Opera star Lesley Garrett made her musical theatre debut in 2006 playing the Mother Abbess in The Sound of Music - and it’s whetted her appetite for more. When presenting the Best Supporting Role in a Musical trophy, Garrett hinted there may be a musical on her horizon soon: “Wouldn’t it be nice to do another one … hmm???” Indeed.
Most presenters came onstage in pairs, creating two bizarrely little-and-large contrasts: Gone with the Wind’s Darius Danesh, looking very Clark Gable-like, towered over Jersey Boys’ Franki Valli, Ryan Molloy, as did Hollywood’s Jeff Goldblum next to Albert Square’s Barbara Windsor. In the latter case, the mismatch seemed to create love at first sight. “You’re so smashing,” Windsor cooed up at Goldblum, “you make me feel like a million dollars!” To which Goldblum replied that Windsor “smells so good ... Shalamar”. Old Vic artistic director, and Goldblum’s Speed-the-Plow co-star, Kevin Spacey that Windsor had kidnapped Goldblum, a story which would no doubt thrill the tabloids.
Tamsin Greig, who last year caused uproar when she admitted to peeing with excitement (in a borrowed gown) when she won last year’s Best Actress award, caused flashbacks when she took to the stage, reassuring the audience that “this is my own dress and I’m wearing 14 pairs of pants just in case”. Greig presented this year’s award for Best Revival to Saint Joan director Marianne Elliott, who also directed her in the Much Ado About Nothing that won her last year’s Olivier. Showing her love, she couldn’t keep her hands off Elliott on stage and, later, couldn’t keep her lips off her in front of photographers in the press room (do check out the photos!).
Andrew Lloyd Webber courted controversy in the press room when he suggested that, rather than worry so much about renovating the West End’s listed Victorian theatres, we should simply get on with replacing some of them – a debate he’s raising in the House of Lords (hear more on our Oliviers podcast).

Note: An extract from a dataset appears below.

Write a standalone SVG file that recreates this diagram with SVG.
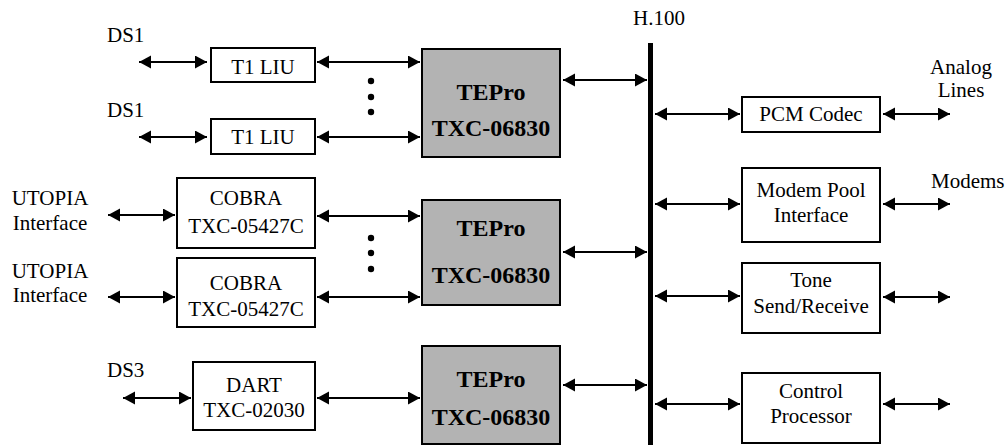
<svg xmlns="http://www.w3.org/2000/svg" width="1007" height="445" viewBox="0 0 1007 445">
<style>
.box{fill:#fff;stroke:#000;stroke-width:2}
.chip{fill:#b3b3b3;stroke:#000;stroke-width:2}
text{font-family:"Liberation Serif","Times New Roman",serif;font-size:21px;fill:#000}
.c{text-anchor:middle}
.b{font-weight:bold;font-size:24px}
.ln{stroke:#000;stroke-width:2;fill:none;marker-start:url(#ah);marker-end:url(#ah)}
</style>
<defs>
<marker id="ah" markerUnits="userSpaceOnUse" markerWidth="14" markerHeight="14" refX="12" refY="6.5" orient="auto-start-reverse">
<path d="M0,0 L12,6.5 L0,13 z" fill="#000"/>
</marker>
</defs>
<rect width="1007" height="445" fill="#fff"/>
<g id="labels">
<text x="107" y="42">DS1</text>
<text x="107" y="117">DS1</text>
<text x="50" y="205" class="c">UTOPIA</text>
<text x="50" y="230" class="c">Interface</text>
<text x="50" y="278" class="c">UTOPIA</text>
<text x="50" y="302" class="c">Interface</text>
<text x="107" y="377">DS3</text>
<text x="659" y="25" class="c">H.100</text>
<text x="961" y="74" class="c">Analog</text>
<text x="961" y="97" class="c">Lines</text>
<text x="931" y="188">Modems</text>
</g>
<g id="bus"><rect x="648" y="43" width="5" height="402" fill="#000"/></g>
<g id="t1liu1"><rect class="box" x="211" y="48" width="104" height="34"/><text class="c" x="263" y="74">T1 LIU</text></g>
<g id="t1liu2"><rect class="box" x="211" y="119" width="104" height="35"/><text class="c" x="263" y="144">T1 LIU</text></g>
<g id="cobra1"><rect class="box" x="177" y="178" width="138" height="70"/><text class="c" x="246" y="205">COBRA</text><text class="c" x="246" y="233">TXC-05427C</text></g>
<g id="cobra2"><rect class="box" x="177" y="258" width="138" height="69"/><text class="c" x="246" y="290">COBRA</text><text class="c" x="246" y="316">TXC-05427C</text></g>
<g id="dart"><rect class="box" x="193" y="362" width="122" height="68"/><text class="c" x="254" y="392">DART</text><text class="c" x="254" y="417">TXC-02030</text></g>
<g id="tepro1"><rect class="chip" x="422" y="49" width="138" height="108"/><text class="c b" x="491" y="100">TEPro</text><text class="c b" x="491" y="136">TXC-06830</text></g>
<g id="tepro2"><rect class="chip" x="422" y="200" width="138" height="105"/><text class="c b" x="491" y="236">TEPro</text><text class="c b" x="491" y="283">TXC-06830</text></g>
<g id="tepro3"><rect class="chip" x="422" y="346" width="138" height="98"/><text class="c b" x="491" y="387">TEPro</text><text class="c b" x="491" y="425">TXC-06830</text></g>
<g id="pcm"><rect class="box" x="742" y="97" width="138" height="35"/><text class="c" x="811" y="121">PCM Codec</text></g>
<g id="modem"><rect class="box" x="742" y="168" width="138" height="74"/><text class="c" x="811" y="197">Modem Pool</text><text class="c" x="811" y="222">Interface</text></g>
<g id="tone"><rect class="box" x="742" y="263" width="138" height="70"/><text class="c" x="811" y="287">Tone</text><text class="c" x="811" y="313">Send/Receive</text></g>
<g id="control"><rect class="box" x="742" y="373" width="138" height="70"/><text class="c" x="811" y="398">Control</text><text class="c" x="811" y="423">Processor</text></g>
<g id="dots" fill="#000">
<circle cx="371" cy="81" r="3.2"/><circle cx="371" cy="97" r="3.2"/><circle cx="371" cy="112" r="3.2"/>
<circle cx="371" cy="238" r="3.2"/><circle cx="371" cy="253" r="3.2"/><circle cx="371" cy="269" r="3.2"/>
</g>
<g id="connectors">
<line class="ln" x1="139" y1="62" x2="207" y2="62"/>
<line class="ln" x1="317" y1="62" x2="420" y2="62"/>
<line class="ln" x1="139" y1="137" x2="207" y2="137"/>
<line class="ln" x1="317" y1="137" x2="420" y2="137"/>
<line class="ln" x1="108" y1="215" x2="175" y2="215"/>
<line class="ln" x1="317" y1="216" x2="420" y2="216"/>
<line class="ln" x1="108" y1="297" x2="175" y2="297"/>
<line class="ln" x1="317" y1="297" x2="420" y2="297"/>
<line class="ln" x1="123" y1="398" x2="191" y2="398"/>
<line class="ln" x1="317" y1="398" x2="420" y2="398"/>
<line class="ln" x1="563" y1="80" x2="647" y2="80"/>
<line class="ln" x1="563" y1="252" x2="647" y2="252"/>
<line class="ln" x1="563" y1="385" x2="647" y2="385"/>
<line class="ln" x1="655" y1="114" x2="740" y2="114"/>
<line class="ln" x1="655" y1="204" x2="740" y2="204"/>
<line class="ln" x1="655" y1="296" x2="740" y2="296"/>
<line class="ln" x1="655" y1="404" x2="740" y2="404"/>
<line class="ln" x1="883" y1="114" x2="950" y2="114"/>
<line class="ln" x1="883" y1="204" x2="950" y2="204"/>
<line class="ln" x1="883" y1="297" x2="950" y2="297"/>
<line class="ln" x1="883" y1="404" x2="950" y2="404"/>
</g>
</svg>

The hugely excited 35-strong The Magic Flute company entertained the industry audience far beyond their onstage performance. After spontaneously breaking into song when their Best Musical Revival prize was announced, they continued to do so – in large and small groups – throughout the evening and the venue (including on trips to the toilet – nothing like a little musical tinkling).
The whole awards night was literally overshadowed by severe weather warnings which predicted 80-mile-an-hour winds and advised Londoners to stay at home at all costs. Luckily, the Olivier guests were undeterred, battling hail and rain to attend the 2008 ceremony.